Tips for Designers – How to Successfully Execute A Design Brief, when working for a Team AND without committing Mass Murder!
As a Graphic Designer being briefed by a client is the preliminary stage of any creative work. Delivering a good concise and informative brief is essential to create an understanding between Client and Supplier which will enable a good working relationship and will produce the required results.
If the Designer does not understand the Design Brief or the Client is unable to communicate exactly what they want serious problems will occur. Time and money will be wasted and tempers may rise on both sides.
The Client should have prepared a brief with all the information that could be required for the job in hand. The more relevant information they can impart the easier the task for the Designer to unravel the necessary requirements. What they want to achieve, their objectives, the functions, the target audience, features, benefits, where and how it will be used….contact information, product specifications, prices… branding specifications, legislation and legal requirements etc etc…

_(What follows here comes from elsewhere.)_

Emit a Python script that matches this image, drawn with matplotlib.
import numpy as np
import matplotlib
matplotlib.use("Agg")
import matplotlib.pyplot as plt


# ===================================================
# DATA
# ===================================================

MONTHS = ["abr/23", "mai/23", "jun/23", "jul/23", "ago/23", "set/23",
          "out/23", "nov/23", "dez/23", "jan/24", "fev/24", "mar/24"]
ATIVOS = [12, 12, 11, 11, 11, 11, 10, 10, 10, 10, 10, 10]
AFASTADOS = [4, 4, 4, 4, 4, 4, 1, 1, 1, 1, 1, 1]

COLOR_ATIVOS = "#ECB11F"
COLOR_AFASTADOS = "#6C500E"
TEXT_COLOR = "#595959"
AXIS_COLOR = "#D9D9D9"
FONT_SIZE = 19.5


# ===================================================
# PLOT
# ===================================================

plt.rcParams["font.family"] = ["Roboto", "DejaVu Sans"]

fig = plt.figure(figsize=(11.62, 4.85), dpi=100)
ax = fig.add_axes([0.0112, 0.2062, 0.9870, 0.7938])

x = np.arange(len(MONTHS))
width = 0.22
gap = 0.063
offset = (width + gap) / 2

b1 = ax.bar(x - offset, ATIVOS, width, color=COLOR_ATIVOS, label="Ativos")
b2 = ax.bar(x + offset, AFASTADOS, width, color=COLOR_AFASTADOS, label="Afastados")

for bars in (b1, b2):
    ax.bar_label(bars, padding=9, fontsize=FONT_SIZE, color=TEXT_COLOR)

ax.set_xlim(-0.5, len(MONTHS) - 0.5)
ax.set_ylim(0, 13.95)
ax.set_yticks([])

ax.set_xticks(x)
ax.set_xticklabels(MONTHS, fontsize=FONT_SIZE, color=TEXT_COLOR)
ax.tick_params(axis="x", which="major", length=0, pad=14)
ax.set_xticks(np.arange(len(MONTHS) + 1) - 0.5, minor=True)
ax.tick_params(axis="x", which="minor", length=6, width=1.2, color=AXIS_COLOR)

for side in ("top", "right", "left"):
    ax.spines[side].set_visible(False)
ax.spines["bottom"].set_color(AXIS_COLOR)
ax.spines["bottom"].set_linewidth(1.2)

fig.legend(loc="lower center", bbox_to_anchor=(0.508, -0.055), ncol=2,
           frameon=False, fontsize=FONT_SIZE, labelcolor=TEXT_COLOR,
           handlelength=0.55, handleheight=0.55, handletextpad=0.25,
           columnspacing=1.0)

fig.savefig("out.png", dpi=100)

This is all normal information that is needed and a good in-depth discussion with a one to one meeting or several can thrash it out with good communication.
Working with a team of more than one is a little different!

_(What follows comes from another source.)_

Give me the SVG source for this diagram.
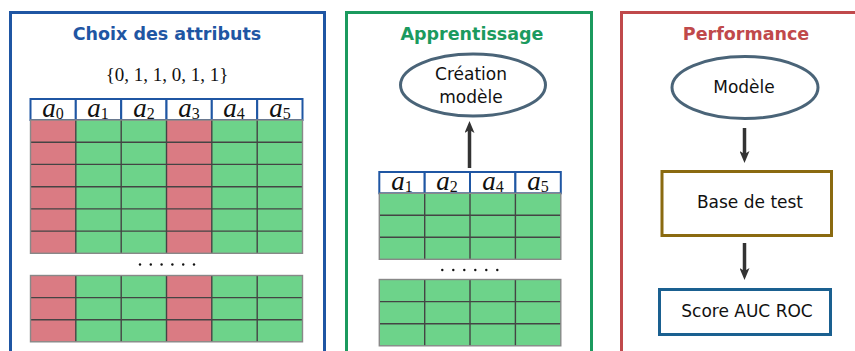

It has its advantages in creating a broader more diverse range of ideas and creativity can fly! However this can be plagued with the disadvantages that differences of opinion can cause. Even before agreeing on the final result determining a brief for the actual project can cause major delays. Everyone has their own ideas on how it should look and what it should say… Problems lie in agreeing on what is actually required, how it will work or be implemented as well as the basic size, shape, colour or even the final format, what ever that may be.

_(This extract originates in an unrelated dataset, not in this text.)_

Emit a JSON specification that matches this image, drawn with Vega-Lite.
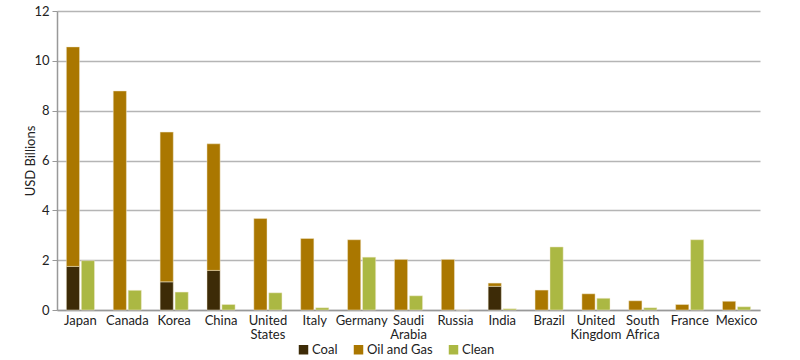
{
  "$schema": "https://vega.github.io/schema/vega-lite/v6.json",
  "autosize": {"type": "none"},
  "padding": {"left": 57, "top": 11, "right": 40, "bottom": 50},
  "width": 703,
  "height": 299,
  "background": "white",
  "config": {
    "font": "Lato",
    "view": {"stroke": null},
    "axis": {"labelFont": "Lato", "titleFont": "Lato", "labelFontSize": 13, "labelColor": "#222", "titleColor": "#222"},
    "legend": {"labelFont": "Lato", "labelFontSize": 13, "labelColor": "#222"}
  },
  "data": {
    "values": [
      {"country": "Japan", "group": "Fossil", "type": "Coal", "value": 1.75},
      {"country": "Japan", "group": "Fossil", "type": "Oil and Gas", "value": 8.81},
      {"country": "Japan", "group": "Green", "type": "Clean", "value": 1.98},
      {"country": "Canada", "group": "Fossil", "type": "Oil and Gas", "value": 8.79},
      {"country": "Canada", "group": "Green", "type": "Clean", "value": 0.79},
      {"country": "Korea", "group": "Fossil", "type": "Coal", "value": 1.13},
      {"country": "Korea", "group": "Fossil", "type": "Oil and Gas", "value": 6.01},
      {"country": "Korea", "group": "Green", "type": "Clean", "value": 0.72},
      {"country": "China", "group": "Fossil", "type": "Coal", "value": 1.59},
      {"country": "China", "group": "Fossil", "type": "Oil and Gas", "value": 5.08},
      {"country": "China", "group": "Green", "type": "Clean", "value": 0.22},
      {"country": "United States", "group": "Fossil", "type": "Oil and Gas", "value": 3.67},
      {"country": "United States", "group": "Green", "type": "Clean", "value": 0.69},
      {"country": "Italy", "group": "Fossil", "type": "Oil and Gas", "value": 2.87},
      {"country": "Italy", "group": "Green", "type": "Clean", "value": 0.09},
      {"country": "Germany", "group": "Fossil", "type": "Oil and Gas", "value": 2.82},
      {"country": "Germany", "group": "Green", "type": "Clean", "value": 2.12},
      {"country": "Saudi Arabia", "group": "Fossil", "type": "Oil and Gas", "value": 2.03},
      {"country": "Saudi Arabia", "group": "Green", "type": "Clean", "value": 0.57},
      {"country": "Russia", "group": "Fossil", "type": "Oil and Gas", "value": 2.03},
      {"country": "Russia", "group": "Green", "type": "Clean", "value": 0},
      {"country": "India", "group": "Fossil", "type": "Coal", "value": 0.95},
      {"country": "India", "group": "Fossil", "type": "Oil and Gas", "value": 0.13},
      {"country": "India", "group": "Green", "type": "Clean", "value": 0.05},
      {"country": "Brazil", "group": "Fossil", "type": "Oil and Gas", "value": 0.8},
      {"country": "Brazil", "group": "Green", "type": "Clean", "value": 2.53},
      {"country": "United Kingdom", "group": "Fossil", "type": "Oil and Gas", "value": 0.65},
      {"country": "United Kingdom", "group": "Green", "type": "Clean", "value": 0.47},
      {"country": "South Africa", "group": "Fossil", "type": "Oil and Gas", "value": 0.37},
      {"country": "South Africa", "group": "Green", "type": "Clean", "value": 0.09},
      {"country": "France", "group": "Fossil", "type": "Oil and Gas", "value": 0.22},
      {"country": "France", "group": "Green", "type": "Clean", "value": 2.82},
      {"country": "Mexico", "group": "Fossil", "type": "Oil and Gas", "value": 0.35},
      {"country": "Mexico", "group": "Green", "type": "Clean", "value": 0.13}
    ]
  },
  "mark": {"type": "bar", "stroke": "#f3ead0", "strokeWidth": 0.8, "strokeOpacity": 0.6},
  "encoding": {
    "x": {
      "field": "country",
      "type": "nominal",
      "sort": null,
      "scale": {"paddingInner": 0.4, "paddingOuter": 0.2},
      "axis": {
        "title": null,
        "labelAngle": 0,
        "labelExpr": "split(datum.label, ' ')",
        "labelLineHeight": 14,
        "labelPadding": 4,
        "ticks": false,
        "domainColor": "#999",
        "domainWidth": 1.5
      }
    },
    "xOffset": {"field": "group", "type": "nominal", "sort": ["Fossil", "Green"], "scale": {"paddingInner": 0.12}},
    "y": {
      "field": "value",
      "type": "quantitative",
      "stack": "zero",
      "scale": {"domain": [0, 12]},
      "axis": {
        "title": "USD Billions",
        "titleFontWeight": "normal",
        "titleFontSize": 13,
        "titlePadding": -4,
        "values": [0, 2, 4, 6, 8, 10, 12],
        "gridColor": "#b5b5b5",
        "gridWidth": 1.5,
        "domainColor": "#999",
        "domainWidth": 1.5,
        "tickColor": "#999",
        "tickSize": 5,
        "labelPadding": 3
      }
    },
    "color": {
      "field": "type",
      "type": "nominal",
      "scale": {"domain": ["Coal", "Oil and Gas", "Clean"], "range": ["#3d2b07", "#aa7700", "#abb843"]},
      "legend": {
        "title": null,
        "orient": "none",
        "legendX": 240,
        "legendY": 332,
        "direction": "horizontal",
        "symbolType": "square",
        "symbolSize": 90,
        "symbolStrokeWidth": 0,
        "columnPadding": 14,
        "labelOffset": 2
      }
    },
    "order": {"field": "type", "sort": "ascending"}
  }
}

If two people separately described a camel to two different blind people who then drew it, do you think the result would be an exact copy or even look remotely the same? …Although both sighted people have seen the animal.
Two people can describe in words exactly what they want from the ideas that they have in their minds, but in reality the results can be translated in very different ways. When the resulting images are displayed in front of them it can be entirely different from the expected result.
Deciphering other peoples ideas and creating an end result is a Designer’s job but when two or more people are the ‘Client’ the job becomes more difficult.
A team of people can cause even more disharmony and trouble for a Designer if not organised and in agreement. More time can be spent debating the requirements and arguing over preconceived ideas than the actual job takes.
Without psychic communication the prospect is impossible.
The following few guidelines may help to set out a good working practice when embarking on a Design Brief with more than one person…
Assuming you have been given a Design Brief…
- Make sure both (All) parties agree they are happy with the document first and that they are in agreement that it is an accurate interpretation of their requirements.
- If there is no Design Brief supply a questionnaire of your own, but each person must answer it in their own words.
- Ask for examples of images/similar work they like and images they don’t like.
- Before doing anything else arrange a meeting in person with all decision makes and people of the team who will be involved. This is possible on google hangouts or skype and essential for everyone to meet and agree on how they wish to proceed. Any differences of opinion can be discussed and solved at this stage. You will also get a feel of the relationships with in the team and how they work with each other. Who leads, who follows etc… it may not necessarily be who is actually in charge!!!
- Changes in the Team will occur if the job is ongoing or taking months to fulfil but make sure you have a constant contact who is kept up to date for continuity in communication.
- Even a good team with a prepared Design Brief, who have ironed out the issues before involving a Designer, can still be scuppered along the way if a higher authority has not been totally informed or consulted.
- It is no good working with a team who do not have the power of final decision.
- At each stage document the meetings. Any changes requested, any change of specifications. Document all agreements and disagreements.
- Full meeting notes may be crucial to remind the team of the discussions that have taken place.
- At each stage of the Design Brief get approval from the powers that be. Do not let the office junior relay a message without clarification from above!
- Time and money is being spent, the client needs to take this seriously, outline your costs and time expectations from the beginning. Create a production schedule for each stage of the project. Everyone will know what is expected and if there are any hold ups or problems the delays will be relayed not brushed under the carpet with fingers crossed.
- If you haven’t had the required or needed response in time for a deadline make sure you have given enough warning and explained the ramifications of the delays including possible extra costs that may be applied.
Most disastrous scenarios can be avoided with good communication and clear understanding all the way through the project. Minute each stage, each decision, make notes on phone calls and keep all correspondence to and from each person. You may remember a conversation from yesterday but you wont remember who said what after three more phone calls and three weeks down the line.
Keep track of any extra work you may be asked to do which was not included, make it clear that it is extra to the agreed price of the job and give the clients a choice for going ahead and what the extra costs will be.
However good the relationship is with the Client(s) never be afraid to document progress or changes to the agreements on either side. The better the documentation the easier to keep the relationship intact if problems occur and either side needs to refer back.
“Belt and Braces” one of my Bosses used to say, and never take anything for granted that people have to understand or that you think they should know!
Situations typically only happen when you haven’t followed procedures and Designers are the worst for being a bit too laid back at times!!